Devant les actionnaires d' EDF réunis en Assemblée générale ce jeudi, le patron de l'énergéticien public, Jean-Bernard Levy, est revenu à la charge contre les choix de l'Etat actionnaire. En particulier, celui, très controversé, d'augmenter les volumes d'électricité nucléaire vendus à bas prix dans le cadre du mécanisme « Arenh ». Prise au coeur de la crise et contre l'avis d'EDF, elle a permis de financer le bouclier tarifaire et de contenir en partie la flambée des prix de l'électricité.
« Je viens d'adresser à l'Etat un recours gracieux pour en demander le retrait, tant le prix que les conditions de ces attributions nous pénalisent considérablement », a déclaré le PDG d'EDF devant ses actionnaires. Pour mémoire, cette mesure, associé au gel des tarifs de l'électricité décidée par les pouvoirs publics a coûté environ 8 milliards d'euros d'excédent brut d'exploitation à EDF, selon ses estimations, en 2022 .
Répondre à la colère des actionnaires et des syndicats
Si l'énergéticien avait critiqué vigoureusement cette mesure « imposée » par les pouvoirs publics en début d'année et indiqué étudier « toute mesure de nature à protéger ses intérêts » , il a jusqu'ici évité d'engager un contentieux avec l'Etat, son premier actionnaire qui détient environ 84 % du capital du groupe.
Or, avec ce recours gracieux il franchit une étape qui pourrait l'amener devant les tribunaux.

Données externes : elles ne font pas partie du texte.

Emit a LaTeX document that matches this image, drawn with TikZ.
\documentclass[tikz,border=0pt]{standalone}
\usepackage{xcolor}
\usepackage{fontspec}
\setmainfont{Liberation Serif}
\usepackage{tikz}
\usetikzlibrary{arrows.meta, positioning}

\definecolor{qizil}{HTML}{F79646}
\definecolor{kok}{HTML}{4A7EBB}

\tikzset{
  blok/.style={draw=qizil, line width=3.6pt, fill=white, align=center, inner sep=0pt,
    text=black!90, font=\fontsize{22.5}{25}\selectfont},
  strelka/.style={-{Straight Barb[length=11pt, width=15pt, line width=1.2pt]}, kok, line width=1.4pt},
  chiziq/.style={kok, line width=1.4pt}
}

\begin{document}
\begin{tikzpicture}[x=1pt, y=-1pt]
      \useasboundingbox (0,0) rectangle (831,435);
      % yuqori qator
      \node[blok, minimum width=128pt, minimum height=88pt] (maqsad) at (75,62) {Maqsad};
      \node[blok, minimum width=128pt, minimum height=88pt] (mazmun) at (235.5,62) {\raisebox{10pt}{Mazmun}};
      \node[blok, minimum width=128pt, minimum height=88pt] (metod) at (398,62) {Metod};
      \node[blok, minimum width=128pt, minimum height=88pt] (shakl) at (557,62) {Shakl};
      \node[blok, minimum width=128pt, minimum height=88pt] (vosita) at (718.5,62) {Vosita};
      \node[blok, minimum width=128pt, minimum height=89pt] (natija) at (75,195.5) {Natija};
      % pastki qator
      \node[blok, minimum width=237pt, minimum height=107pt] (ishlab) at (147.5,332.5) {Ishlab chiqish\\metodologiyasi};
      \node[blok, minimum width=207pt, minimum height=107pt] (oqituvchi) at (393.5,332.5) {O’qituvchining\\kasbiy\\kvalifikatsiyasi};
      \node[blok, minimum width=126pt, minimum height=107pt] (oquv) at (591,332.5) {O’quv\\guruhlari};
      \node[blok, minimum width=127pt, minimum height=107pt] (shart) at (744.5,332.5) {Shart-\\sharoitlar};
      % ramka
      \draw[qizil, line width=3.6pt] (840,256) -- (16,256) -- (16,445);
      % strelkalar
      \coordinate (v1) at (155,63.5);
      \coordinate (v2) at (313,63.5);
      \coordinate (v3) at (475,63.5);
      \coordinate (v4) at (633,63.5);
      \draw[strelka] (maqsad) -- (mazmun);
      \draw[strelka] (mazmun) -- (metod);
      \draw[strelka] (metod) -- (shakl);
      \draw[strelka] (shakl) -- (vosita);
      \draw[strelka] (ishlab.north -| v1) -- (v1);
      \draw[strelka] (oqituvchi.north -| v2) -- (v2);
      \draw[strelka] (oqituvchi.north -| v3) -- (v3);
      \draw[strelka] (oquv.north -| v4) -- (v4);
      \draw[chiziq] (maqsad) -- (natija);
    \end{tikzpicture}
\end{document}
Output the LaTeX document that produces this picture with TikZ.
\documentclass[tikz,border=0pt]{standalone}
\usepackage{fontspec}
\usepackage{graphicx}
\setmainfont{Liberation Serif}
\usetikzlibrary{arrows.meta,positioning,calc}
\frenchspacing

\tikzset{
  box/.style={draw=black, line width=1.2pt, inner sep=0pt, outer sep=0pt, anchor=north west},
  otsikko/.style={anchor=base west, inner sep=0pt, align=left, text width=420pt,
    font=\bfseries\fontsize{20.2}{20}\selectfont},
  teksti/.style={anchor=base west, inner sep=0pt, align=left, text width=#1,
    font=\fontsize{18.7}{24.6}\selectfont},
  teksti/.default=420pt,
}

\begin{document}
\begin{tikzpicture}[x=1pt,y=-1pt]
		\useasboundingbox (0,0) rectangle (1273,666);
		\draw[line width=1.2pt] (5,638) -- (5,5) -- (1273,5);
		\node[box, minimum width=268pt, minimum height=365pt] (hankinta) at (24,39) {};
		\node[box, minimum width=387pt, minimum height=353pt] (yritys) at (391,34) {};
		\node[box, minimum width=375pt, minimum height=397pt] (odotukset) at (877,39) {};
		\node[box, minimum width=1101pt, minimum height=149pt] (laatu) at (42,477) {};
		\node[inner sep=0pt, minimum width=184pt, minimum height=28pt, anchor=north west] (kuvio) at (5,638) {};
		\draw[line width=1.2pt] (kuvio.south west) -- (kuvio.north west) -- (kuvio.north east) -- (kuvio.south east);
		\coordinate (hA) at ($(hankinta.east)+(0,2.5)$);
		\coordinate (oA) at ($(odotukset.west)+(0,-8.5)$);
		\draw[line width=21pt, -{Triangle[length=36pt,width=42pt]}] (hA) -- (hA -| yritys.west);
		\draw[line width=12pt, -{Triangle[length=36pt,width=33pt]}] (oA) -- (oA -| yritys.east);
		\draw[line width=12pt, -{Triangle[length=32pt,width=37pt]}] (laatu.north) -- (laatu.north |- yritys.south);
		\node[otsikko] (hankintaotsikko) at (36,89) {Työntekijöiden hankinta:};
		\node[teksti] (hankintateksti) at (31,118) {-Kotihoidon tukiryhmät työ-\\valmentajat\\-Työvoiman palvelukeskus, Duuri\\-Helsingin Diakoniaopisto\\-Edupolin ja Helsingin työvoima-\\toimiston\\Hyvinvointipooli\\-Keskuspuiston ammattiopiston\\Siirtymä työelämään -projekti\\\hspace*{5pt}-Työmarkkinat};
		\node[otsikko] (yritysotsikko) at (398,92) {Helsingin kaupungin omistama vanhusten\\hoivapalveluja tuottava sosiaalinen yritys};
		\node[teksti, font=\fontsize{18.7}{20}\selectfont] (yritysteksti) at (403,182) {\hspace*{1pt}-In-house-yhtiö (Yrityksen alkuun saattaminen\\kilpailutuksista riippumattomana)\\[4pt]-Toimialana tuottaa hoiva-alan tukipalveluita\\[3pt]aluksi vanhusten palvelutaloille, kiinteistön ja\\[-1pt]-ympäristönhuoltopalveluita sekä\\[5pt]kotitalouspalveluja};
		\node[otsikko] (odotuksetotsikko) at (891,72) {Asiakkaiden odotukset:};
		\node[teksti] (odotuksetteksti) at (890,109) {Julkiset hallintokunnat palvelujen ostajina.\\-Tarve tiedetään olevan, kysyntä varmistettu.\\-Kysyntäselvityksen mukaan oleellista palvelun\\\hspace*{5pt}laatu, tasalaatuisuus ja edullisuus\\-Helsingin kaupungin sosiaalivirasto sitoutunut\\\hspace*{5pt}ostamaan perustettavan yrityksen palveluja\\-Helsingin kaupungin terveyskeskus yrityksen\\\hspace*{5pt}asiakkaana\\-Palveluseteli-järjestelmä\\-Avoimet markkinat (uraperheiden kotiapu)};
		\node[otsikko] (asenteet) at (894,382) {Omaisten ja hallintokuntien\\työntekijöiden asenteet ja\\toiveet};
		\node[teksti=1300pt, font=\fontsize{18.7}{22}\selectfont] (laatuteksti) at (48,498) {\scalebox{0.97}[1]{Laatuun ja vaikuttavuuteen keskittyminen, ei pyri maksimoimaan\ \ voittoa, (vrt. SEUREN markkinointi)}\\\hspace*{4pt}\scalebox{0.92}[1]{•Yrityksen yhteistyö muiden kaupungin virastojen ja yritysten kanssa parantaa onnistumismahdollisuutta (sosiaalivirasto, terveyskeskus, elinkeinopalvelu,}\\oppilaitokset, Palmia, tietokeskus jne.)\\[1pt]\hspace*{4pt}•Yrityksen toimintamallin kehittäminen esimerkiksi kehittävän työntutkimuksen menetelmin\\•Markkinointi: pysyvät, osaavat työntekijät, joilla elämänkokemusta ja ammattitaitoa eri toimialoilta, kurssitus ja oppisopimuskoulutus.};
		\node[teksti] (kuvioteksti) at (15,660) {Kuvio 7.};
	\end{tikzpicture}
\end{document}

Cette procédure permet en effet de soumettre la demande d'annulation des volumes d'« Arenh » supplémentaires au gouvernement. Et, en cas de refus, de saisir les juridictions administratives compétentes. Par ailleurs, elle étend les délais offerts à EDF pour le faire.
Pour le groupe public, cette attitude belliqueuse vis-à-vis de son actionnaire marque un changement d'attitude. Si son concurrent Engie n'a pas hésité par le passé à contester les arbitrages tarifaires du gouvernement devant les tribunaux, EDF s'est toujours montré plus prudent en la matière.
Mais depuis plusieurs mois, EDF est pressé de réagir aux décisions de l'Etat que les syndicats et actionnaires dénoncent comme une « spoliation » de l'entreprise. De fait, son PDG est tenu de défendre l'intérêt social du groupe. Depuis début janvier, le cours de Bourse d'EDF a cédé près de 20 %. Et de nouvelles ponctions dans l'électricité nucléaire pour la vendre à prix décoté ne sont pas à exclure pour l'hiver prochain.
Des contentieux en cours à Bruxelles
« On aurait souhaité que l'entreprise défende plus tôt ses actionnaires, mais ce recours est un début. On espère que cela aboutira à une indemnisation de l'entreprise à hauteur du préjudice subit dans le cadre de la nationalisation du groupe notamment », fait valoir Martine Faure, qui préside le conseil d'administration des fonds communs de placement des salariés d'EDF.
De leur côté, les actionnaires salariés et les syndicats du groupe ont déjà engagé plusieurs contentieux sur ce sujet. Une procédure en référé a été déposée devant le Conseil d'Etat pour demander la suspension, puis l'annulation des volumes d'« Arenh » supplémentaires mis sur le marché par l'Etat. Pour l'instant, la suspension a été écartée mais le Conseil d'Etat doit encore rendre son jugement sur le fond.
Par ailleurs, une autre procédure a aussi été engagée devant la Commission européenne, au motif que la hausse des volumes d'électricité nucléaire vendus n'est pas conforme au droit européen puisqu'elle n'a pas fait l'objet d'une notification au préalable.
Avec ce recours gracieux, Jean-Bernard Levy répond à la colère de ses actionnaires, sans s'engager dans la voie contentieuse avec l'Etat. Un entre-deux qui lui permet de gagner du temps, en attendant de voir se matérialiser les projets de réforme du groupe, annoncés par Emmanuel Macron. «Nous attendons que notre pays se soit prononcé dans la séquence présidentielle puis législative, avant de relancer les réformes structurelles sur lesquelles nous ouvrirons un dialogue avec le gouvernement», a indiqué Jean-Bernard Levy, ce jeudi.
Corrosion : EDF détaille sa stratégie à l'ASN
L'énergéticien doit remettre ce vendredi le dossier détaillant sa stratégie de réparation des réacteurs touchés par le phénomène de corrosion sous contrainte à l'Autorité de sûreté nucléaire. L'ASN devra se prononcer sur les stratégies de réparation mais surtout sur le calendrier prévu par EDF. Celui-ci est crucial pour espérer passer l'hiver prochain sans coupure de courant. Compte tenu de ce problème inédit, près de la moitié du parc de réacteurs d'EDF est désormais à l'arrêt.